======== EXTRACTED RECORDS ========

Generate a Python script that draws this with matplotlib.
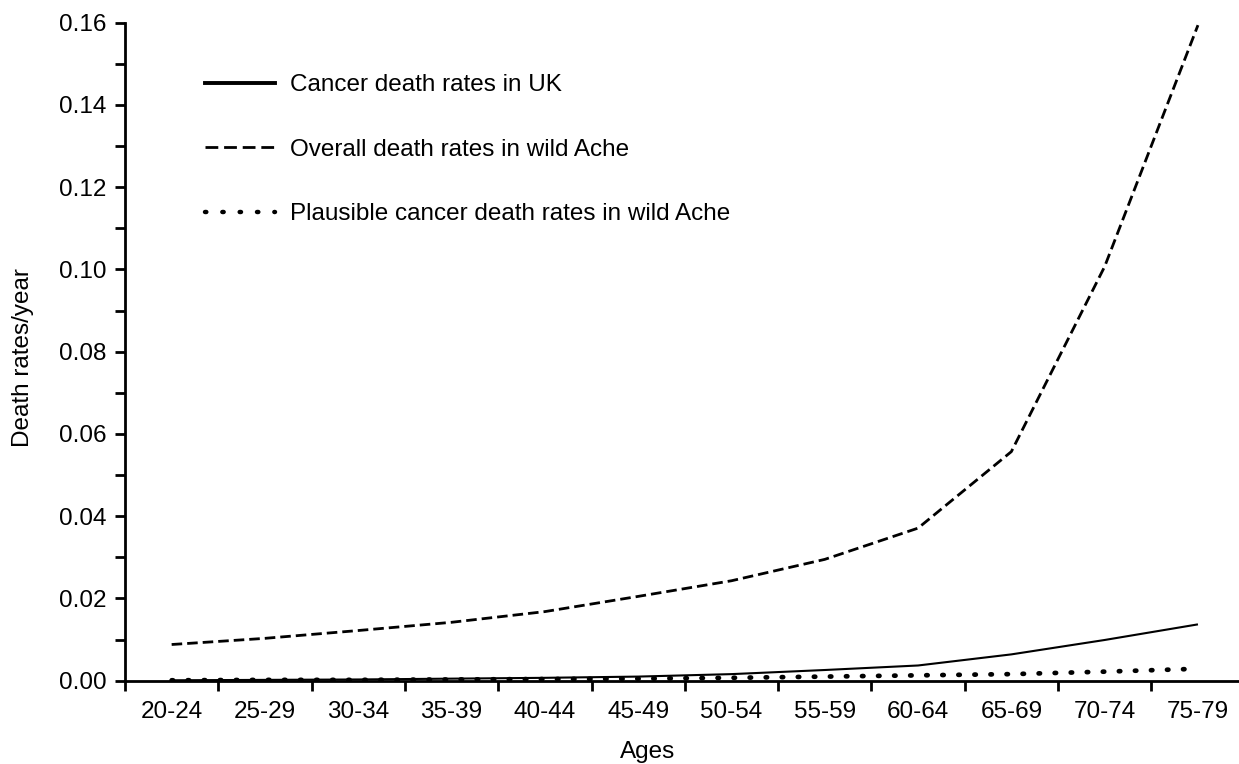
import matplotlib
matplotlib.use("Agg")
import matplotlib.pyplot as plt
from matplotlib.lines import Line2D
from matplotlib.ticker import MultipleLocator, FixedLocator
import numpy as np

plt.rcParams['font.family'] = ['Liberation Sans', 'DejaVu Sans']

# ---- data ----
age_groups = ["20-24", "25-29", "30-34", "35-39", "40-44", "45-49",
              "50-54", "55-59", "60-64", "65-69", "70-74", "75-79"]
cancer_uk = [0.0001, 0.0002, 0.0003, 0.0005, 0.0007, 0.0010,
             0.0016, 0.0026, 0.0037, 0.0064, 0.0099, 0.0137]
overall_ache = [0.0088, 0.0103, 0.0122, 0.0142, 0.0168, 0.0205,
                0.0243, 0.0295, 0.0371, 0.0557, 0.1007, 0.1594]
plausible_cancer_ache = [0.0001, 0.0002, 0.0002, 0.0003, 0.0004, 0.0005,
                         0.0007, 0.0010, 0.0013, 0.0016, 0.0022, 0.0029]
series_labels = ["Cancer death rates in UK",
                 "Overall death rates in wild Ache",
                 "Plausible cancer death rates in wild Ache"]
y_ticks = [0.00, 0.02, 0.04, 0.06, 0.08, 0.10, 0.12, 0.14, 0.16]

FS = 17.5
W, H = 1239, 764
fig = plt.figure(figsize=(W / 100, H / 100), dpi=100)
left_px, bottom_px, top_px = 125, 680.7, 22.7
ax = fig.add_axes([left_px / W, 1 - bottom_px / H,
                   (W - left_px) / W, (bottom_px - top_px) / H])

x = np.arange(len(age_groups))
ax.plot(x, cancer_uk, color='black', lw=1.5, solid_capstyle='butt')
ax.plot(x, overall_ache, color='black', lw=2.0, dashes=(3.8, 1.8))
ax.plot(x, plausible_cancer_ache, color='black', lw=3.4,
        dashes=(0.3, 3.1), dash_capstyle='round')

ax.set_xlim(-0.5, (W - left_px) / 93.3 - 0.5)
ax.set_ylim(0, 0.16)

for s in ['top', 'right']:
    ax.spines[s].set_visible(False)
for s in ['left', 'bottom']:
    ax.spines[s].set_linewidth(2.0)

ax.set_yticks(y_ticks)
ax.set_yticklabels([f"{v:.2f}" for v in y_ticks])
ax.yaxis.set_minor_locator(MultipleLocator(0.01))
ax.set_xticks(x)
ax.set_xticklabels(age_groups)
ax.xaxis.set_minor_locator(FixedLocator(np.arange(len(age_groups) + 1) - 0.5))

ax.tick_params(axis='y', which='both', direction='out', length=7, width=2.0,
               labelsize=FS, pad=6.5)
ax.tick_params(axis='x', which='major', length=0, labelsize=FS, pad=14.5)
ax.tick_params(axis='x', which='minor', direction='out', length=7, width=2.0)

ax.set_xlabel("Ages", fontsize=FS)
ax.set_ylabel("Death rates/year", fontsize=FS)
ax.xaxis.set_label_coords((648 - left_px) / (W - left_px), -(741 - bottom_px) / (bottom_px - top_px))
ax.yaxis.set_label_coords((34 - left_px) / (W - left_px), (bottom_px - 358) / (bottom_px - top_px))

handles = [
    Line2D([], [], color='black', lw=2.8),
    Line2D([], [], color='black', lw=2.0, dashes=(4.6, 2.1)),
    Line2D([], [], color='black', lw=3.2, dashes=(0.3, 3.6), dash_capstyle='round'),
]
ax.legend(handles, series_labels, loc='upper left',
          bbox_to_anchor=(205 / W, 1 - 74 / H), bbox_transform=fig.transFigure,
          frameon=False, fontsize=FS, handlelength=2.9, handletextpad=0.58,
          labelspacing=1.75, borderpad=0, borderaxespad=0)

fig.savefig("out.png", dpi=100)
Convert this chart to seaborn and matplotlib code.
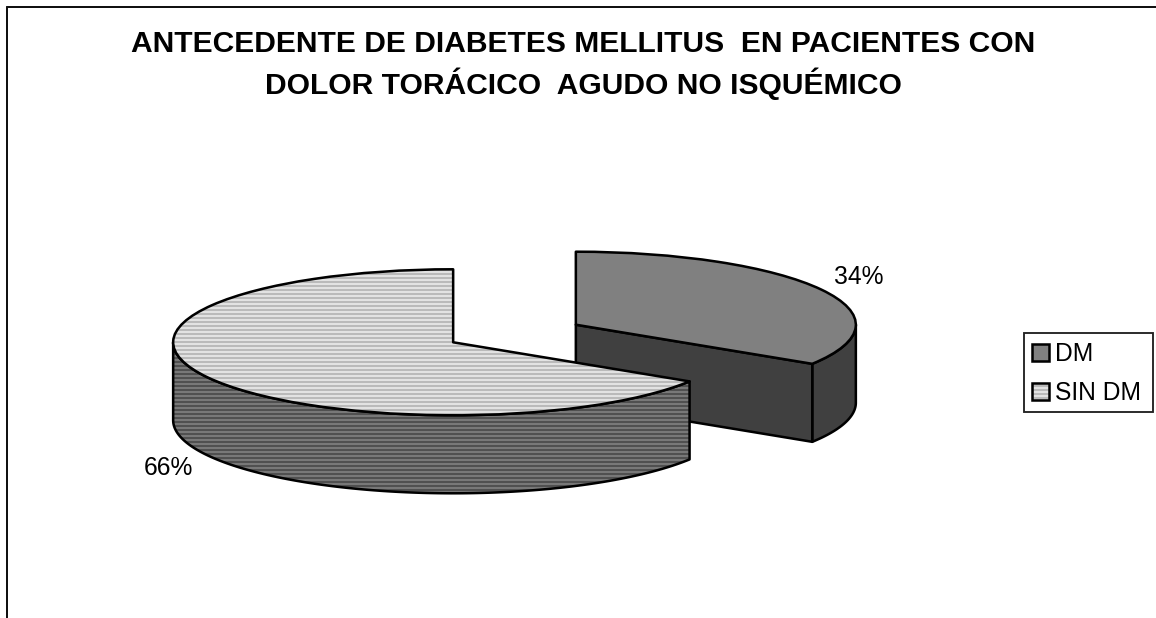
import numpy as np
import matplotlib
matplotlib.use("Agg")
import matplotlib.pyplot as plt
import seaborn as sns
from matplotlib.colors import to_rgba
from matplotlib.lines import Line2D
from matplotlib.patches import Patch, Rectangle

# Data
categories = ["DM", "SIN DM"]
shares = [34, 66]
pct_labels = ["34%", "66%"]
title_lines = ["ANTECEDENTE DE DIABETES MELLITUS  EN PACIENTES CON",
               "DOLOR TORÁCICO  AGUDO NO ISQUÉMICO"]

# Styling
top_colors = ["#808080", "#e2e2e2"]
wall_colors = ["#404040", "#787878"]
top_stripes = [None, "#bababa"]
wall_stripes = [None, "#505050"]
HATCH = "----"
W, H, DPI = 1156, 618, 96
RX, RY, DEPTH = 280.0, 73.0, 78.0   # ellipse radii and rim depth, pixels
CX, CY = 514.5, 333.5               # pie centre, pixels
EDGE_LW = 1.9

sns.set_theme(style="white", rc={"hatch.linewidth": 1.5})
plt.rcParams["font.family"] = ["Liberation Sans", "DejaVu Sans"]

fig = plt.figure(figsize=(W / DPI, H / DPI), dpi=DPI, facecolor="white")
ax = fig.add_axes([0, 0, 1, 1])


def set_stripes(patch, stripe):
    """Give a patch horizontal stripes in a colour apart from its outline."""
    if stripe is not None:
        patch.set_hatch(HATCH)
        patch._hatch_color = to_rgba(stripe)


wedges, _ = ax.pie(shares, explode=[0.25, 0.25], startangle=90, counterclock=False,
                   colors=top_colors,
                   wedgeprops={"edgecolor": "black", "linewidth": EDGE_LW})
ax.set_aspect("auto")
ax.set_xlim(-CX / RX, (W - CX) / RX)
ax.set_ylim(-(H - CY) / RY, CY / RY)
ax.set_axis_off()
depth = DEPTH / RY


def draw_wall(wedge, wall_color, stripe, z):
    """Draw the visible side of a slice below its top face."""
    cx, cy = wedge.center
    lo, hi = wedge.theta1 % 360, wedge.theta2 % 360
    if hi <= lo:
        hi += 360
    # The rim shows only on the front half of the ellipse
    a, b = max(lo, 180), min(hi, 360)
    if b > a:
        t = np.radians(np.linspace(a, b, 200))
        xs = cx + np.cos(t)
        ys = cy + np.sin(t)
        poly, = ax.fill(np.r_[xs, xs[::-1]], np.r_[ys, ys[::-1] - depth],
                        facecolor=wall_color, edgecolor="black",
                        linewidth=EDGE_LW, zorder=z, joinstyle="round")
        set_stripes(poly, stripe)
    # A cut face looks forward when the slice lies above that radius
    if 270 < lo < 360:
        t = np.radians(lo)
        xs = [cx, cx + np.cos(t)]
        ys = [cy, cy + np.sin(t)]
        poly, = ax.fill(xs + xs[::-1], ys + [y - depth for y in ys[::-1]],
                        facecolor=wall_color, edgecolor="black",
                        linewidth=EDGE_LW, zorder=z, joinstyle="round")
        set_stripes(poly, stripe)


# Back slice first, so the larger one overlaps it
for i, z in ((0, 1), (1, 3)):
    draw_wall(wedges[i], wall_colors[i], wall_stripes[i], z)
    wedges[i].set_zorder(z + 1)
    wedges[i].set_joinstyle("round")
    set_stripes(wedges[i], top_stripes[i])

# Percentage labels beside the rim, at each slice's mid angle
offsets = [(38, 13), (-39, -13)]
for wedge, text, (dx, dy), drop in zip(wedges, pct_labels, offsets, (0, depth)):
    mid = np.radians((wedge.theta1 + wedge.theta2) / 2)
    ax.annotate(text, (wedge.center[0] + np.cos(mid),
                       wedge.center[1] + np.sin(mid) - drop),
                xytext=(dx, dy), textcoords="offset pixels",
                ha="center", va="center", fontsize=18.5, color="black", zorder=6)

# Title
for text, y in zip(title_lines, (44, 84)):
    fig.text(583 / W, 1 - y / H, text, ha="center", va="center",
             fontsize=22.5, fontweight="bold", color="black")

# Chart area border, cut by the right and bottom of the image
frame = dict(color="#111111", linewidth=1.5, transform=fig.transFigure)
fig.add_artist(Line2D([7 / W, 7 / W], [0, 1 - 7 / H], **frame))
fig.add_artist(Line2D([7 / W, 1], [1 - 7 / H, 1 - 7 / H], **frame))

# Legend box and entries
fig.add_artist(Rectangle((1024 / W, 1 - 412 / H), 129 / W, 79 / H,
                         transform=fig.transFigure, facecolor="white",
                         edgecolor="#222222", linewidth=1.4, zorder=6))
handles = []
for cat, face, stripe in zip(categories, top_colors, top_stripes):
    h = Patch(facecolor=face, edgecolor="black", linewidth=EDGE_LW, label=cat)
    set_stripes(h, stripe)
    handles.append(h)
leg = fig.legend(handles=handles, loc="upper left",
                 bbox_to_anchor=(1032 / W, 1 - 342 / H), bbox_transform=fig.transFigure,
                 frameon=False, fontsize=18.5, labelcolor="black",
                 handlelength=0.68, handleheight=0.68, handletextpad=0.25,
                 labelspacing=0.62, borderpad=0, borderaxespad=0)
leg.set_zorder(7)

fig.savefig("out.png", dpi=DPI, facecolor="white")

========

> EXERCISE REQUIREMENTS: Using the data above, copy exactly the lines from the one containing "Convert this chart" to the one containing "depth = DEPTH / RY", inclusive. Exclude the pictures.

> EXERCISE ANSWER:
Convert this chart to seaborn and matplotlib code.
import numpy as np
import matplotlib
matplotlib.use("Agg")
import matplotlib.pyplot as plt
import seaborn as sns
from matplotlib.colors import to_rgba
from matplotlib.lines import Line2D
from matplotlib.patches import Patch, Rectangle

# Data
categories = ["DM", "SIN DM"]
shares = [34, 66]
pct_labels = ["34%", "66%"]
title_lines = ["ANTECEDENTE DE DIABETES MELLITUS  EN PACIENTES CON",
               "DOLOR TORÁCICO  AGUDO NO ISQUÉMICO"]

# Styling
top_colors = ["#808080", "#e2e2e2"]
wall_colors = ["#404040", "#787878"]
top_stripes = [None, "#bababa"]
wall_stripes = [None, "#505050"]
HATCH = "----"
W, H, DPI = 1156, 618, 96
RX, RY, DEPTH = 280.0, 73.0, 78.0   # ellipse radii and rim depth, pixels
CX, CY = 514.5, 333.5               # pie centre, pixels
EDGE_LW = 1.9

sns.set_theme(style="white", rc={"hatch.linewidth": 1.5})
plt.rcParams["font.family"] = ["Liberation Sans", "DejaVu Sans"]

fig = plt.figure(figsize=(W / DPI, H / DPI), dpi=DPI, facecolor="white")
ax = fig.add_axes([0, 0, 1, 1])


def set_stripes(patch, stripe):
    """Give a patch horizontal stripes in a colour apart from its outline."""
    if stripe is not None:
        patch.set_hatch(HATCH)
        patch._hatch_color = to_rgba(stripe)


wedges, _ = ax.pie(shares, explode=[0.25, 0.25], startangle=90, counterclock=False,
                   colors=top_colors,
                   wedgeprops={"edgecolor": "black", "linewidth": EDGE_LW})
ax.set_aspect("auto")
ax.set_xlim(-CX / RX, (W - CX) / RX)
ax.set_ylim(-(H - CY) / RY, CY / RY)
ax.set_axis_off()
depth = DEPTH / RY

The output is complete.